Padahal dalam praktiknya, IHT telah berkomitmen dan konsisten taat pada kebijakan pengendalian tembakau di antaranya membatasi iklan media luar ruang, iklan televisi yang hanya diperbolehkan tayang pada jam tertentu, menerapkan tempat khusus merokok yang terpisah hingga larangan menjual rokok kepada ibu hamil dan anak di bawah 18 tahun.

Usulan yang dicantumkan dalam revisi PP 109/2012 juga dinilai jauh lebih ketat dibandingkan Kerangka Kerja Pengendalian Tembakau atau Framework Convention on Tobacco Control (FCTC).
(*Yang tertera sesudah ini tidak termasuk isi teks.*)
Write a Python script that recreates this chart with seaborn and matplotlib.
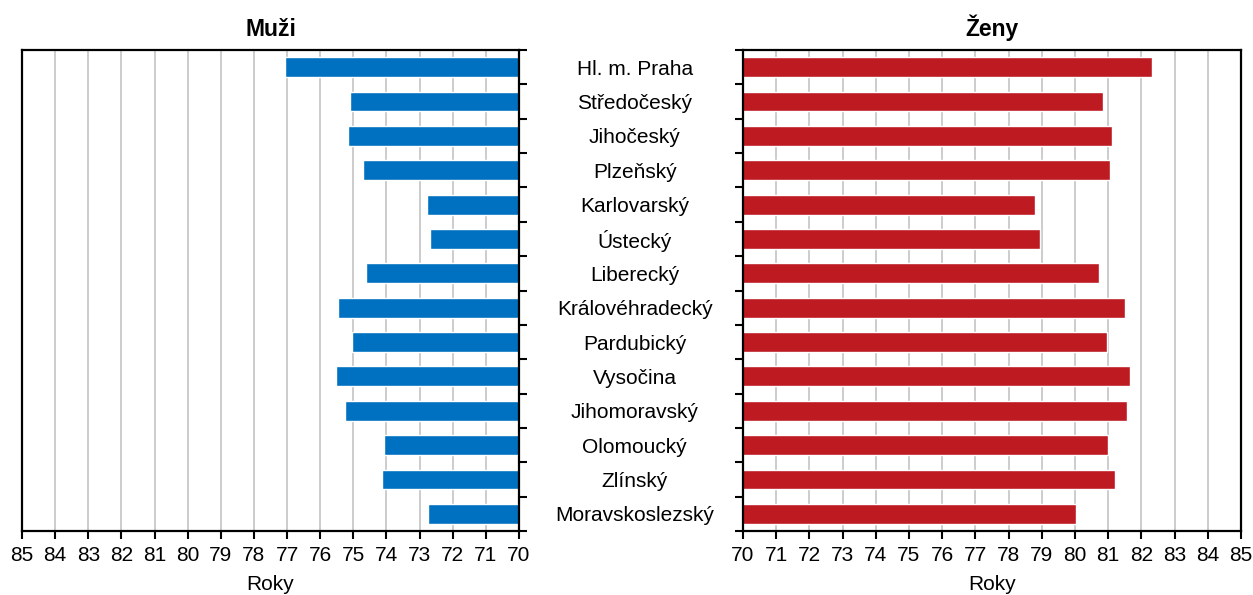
import matplotlib
matplotlib.use('Agg')
import matplotlib.pyplot as plt
import seaborn as sns
import pandas as pd
import numpy as np

kraje = ['Hl. m. Praha', 'Středočeský', 'Jihočeský', 'Plzeňský', 'Karlovarský',
         'Ústecký', 'Liberecký', 'Královéhradecký', 'Pardubický', 'Vysočina',
         'Jihomoravský', 'Olomoucký', 'Zlínský', 'Moravskoslezský']
muzi = [77.05, 75.10, 75.16, 74.71, 72.79, 72.68, 74.63, 75.45, 75.04, 75.53,
        75.24, 74.07, 74.12, 72.74]
zeny = [82.32, 80.83, 81.11, 81.05, 78.81, 78.96, 80.72, 81.50, 80.95, 81.65,
        81.56, 80.99, 81.19, 80.04]

BLUE = '#0070c0'
RED = '#be1a22'
FS = 15

sns.set_theme(style='white')
plt.rcParams['font.family'] = ['Liberation Sans', 'DejaVu Sans']
for k in ['text.color', 'axes.labelcolor', 'xtick.color', 'ytick.color']:
    plt.rcParams[k] = 'black'

df = pd.DataFrame({'kraj': kraje, 'muzi': muzi, 'zeny': zeny})

W, H = 1253, 595
fig = plt.figure(figsize=(W / 100, H / 100), dpi=100)
top, bottom = 50, 531
ax_l = fig.add_axes([22 / W, (H - bottom) / H, (519 - 22) / W, (bottom - top) / H])
ax_r = fig.add_axes([743 / W, (H - bottom) / H, (1241 - 743) / W, (bottom - top) / H])

sns.barplot(data=df, x='muzi', y='kraj', orient='h', color=BLUE, width=0.58,
            saturation=1, ax=ax_l, zorder=2)
sns.barplot(data=df, x='zeny', y='kraj', orient='h', color=RED, width=0.58,
            saturation=1, ax=ax_r, zorder=2)

ax_l.set_xlim(85, 70)
ax_r.set_xlim(70, 85)

for ax, title in [(ax_l, 'Muži'), (ax_r, 'Ženy')]:
    ax.set_ylim(len(kraje) - 0.5, -0.5)
    ax.set_xticks(np.arange(70, 86, 1))
    ax.grid(axis='x', color='#c8c8c8', lw=1.3, zorder=0)
    ax.grid(axis='y', visible=False)
    ax.set_axisbelow(True)
    for s in ax.spines.values():
        s.set_color('black')
        s.set_linewidth(1.6)
        s.set_visible(True)
    ax.tick_params(axis='x', direction='out', length=6, width=1.5, color='black',
                   labelsize=FS, pad=5, bottom=True)
    ax.set_yticks(np.arange(len(kraje)))
    ax.set_yticks(np.arange(-0.5, len(kraje), 1), minor=True)
    ax.tick_params(axis='y', which='major', length=0)
    ax.tick_params(axis='y', which='minor', direction='out', length=6, width=1.5,
                   color='black')
    ax.set_xlabel('Roky', fontsize=FS, labelpad=7)
    ax.set_ylabel('')
    ax.set_title(title, fontsize=16.5, fontweight='bold', pad=10)

ax_l.yaxis.tick_right()
ax_l.tick_params(axis='y', which='both', labelright=False, labelleft=False)
ax_l.tick_params(axis='y', which='minor', right=True, left=False)

ax_r.tick_params(axis='y', which='major', labelleft=True, labelsize=FS, pad=78)
ax_r.tick_params(axis='y', which='minor', left=True, right=False)
for lab in ax_r.get_yticklabels():
    lab.set_horizontalalignment('center')

fig.savefig('out.png', dpi=100)
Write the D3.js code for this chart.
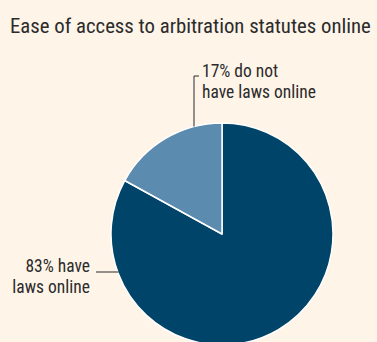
<!DOCTYPE html>
<html>
<head>
<meta charset="utf-8">
<script src="https://cdn.jsdelivr.net/npm/d3@7"></script>
<style>
  html, body { margin: 0; padding: 0; background: #FEF4E8; }
  svg { display: block; }
  text { font-family: "Liberation Sans Narrow", "Roboto Condensed", "Arial Narrow", sans-serif; fill: #2b2b2b; }
</style>
</head>
<body>
<svg id="chart" width="377" height="342"></svg>
<script>
// Share of jurisdictions by online availability of arbitration laws
const categories = ["have laws online", "do not have laws online"];
const values = [83, 17];
const colors = ["#004569", "#5B8BAE"];
const labelLines = [["83% have", "laws online"], ["17% do not", "have laws online"]];
const title = "Ease of access to arbitration statutes online";

const width = 377, height = 342;
const cx = 222, cy = 234, radius = 111;

const svg = d3.select("#chart");

svg.append("rect").attr("width", width).attr("height", height).attr("fill", "#FEF4E8");

// Size a text so its natural width matches the room it should fill
function fitFont(sel, target, base) {
  sel.attr("font-size", base);
  const w = sel.node().getComputedTextLength();
  const size = Math.min(base * 1.3, base * target / w);
  sel.attr("font-size", size);
  return size;
}

const titleText = svg.append("text")
  .attr("x", 10).attr("y", 33)
  .text(title);
fitFont(titleText, 361, 22);

const pie = d3.pie().sort(null).startAngle(0).endAngle(2 * Math.PI);
const arcs = pie(values);
const arc = d3.arc().innerRadius(0).outerRadius(radius);

const g = svg.append("g").attr("transform", `translate(${cx},${cy})`);
g.selectAll("path")
  .data(arcs)
  .join("path")
  .attr("d", arc)
  .attr("fill", (d, i) => colors[i])
  .attr("stroke", "#ffffff")
  .attr("stroke-width", 1.5)
  .attr("stroke-linejoin", "round");

// Label font size: widest label line spans about 114px
const probe = svg.append("text").text(labelLines[1][1]);
const labelSize = fitFont(probe, 114, 16);
probe.remove();

const leader = svg.append("g").attr("stroke", "#2b2b2b").attr("stroke-width", 1).attr("fill", "none");

// 17% callout: vertical line rising from the rim, short tick to the right
const smallX = 194;
const smallRimY = cy - Math.sqrt(radius * radius - (cx - smallX) * (cx - smallX));
leader.append("path")
  .attr("d", `M${smallX},${smallRimY} V76 H199`);

svg.append("text")
  .attr("font-size", labelSize)
  .selectAll("tspan")
  .data(labelLines[1])
  .join("tspan")
  .attr("x", 202)
  .attr("y", (d, i) => 77 + i * 21)
  .text(d => d);

// 83% callout: horizontal line meeting the left rim
const bigY = 272;
const bigRimX = cx - Math.sqrt(radius * radius - (bigY - cy) * (bigY - cy));
leader.append("path")
  .attr("d", `M96,${bigY} H${bigRimX + 1}`);

svg.append("text")
  .attr("font-size", labelSize)
  .attr("text-anchor", "end")
  .selectAll("tspan")
  .data(labelLines[0])
  .join("tspan")
  .attr("x", 90)
  .attr("y", (d, i) => 272 + i * 21)
  .text(d => d);
</script>
</body>
</html>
Padahal, Indonesia tidak ikut dalam ratifikasi FCTC. Revisi PP 109/2012 akan menjurus pada aksesi FCTC yang memperburuk iklim usaha sektor IHT.

Sebanyak 12 elemen mata rantai IHT yang ikut menandatangani pernyataan sikap penolakan revisi PP 109/2012 yakni Aliansi Masyarakat Tembakau Indonesia (AMTI), Asosiasi Petani tembakau Indonesia (APTI), Asosiasi Petani Cengkih Indonesia (APCI), Himpunan Kerukunan Tani Indonesia (HKTI), Pemuda Tani Indonesia HKTI, Federasi Serikat Pekerja Rokok Tembakau Makanan Minuman SPSI (FP RTMM SPSI), Gabungan Produsen Rokok Putih Indonesia (GAPRINDO), dan Gabungan Produsen Rokok Surabaya (GAPROSU). Selain itu, ada juga Lembaga Konsumen Rokok Indonesia (LKRI), Komite Nasional Pelestarian Kretek (KNPK), Perokok Bijak dan Komunitas Kretek.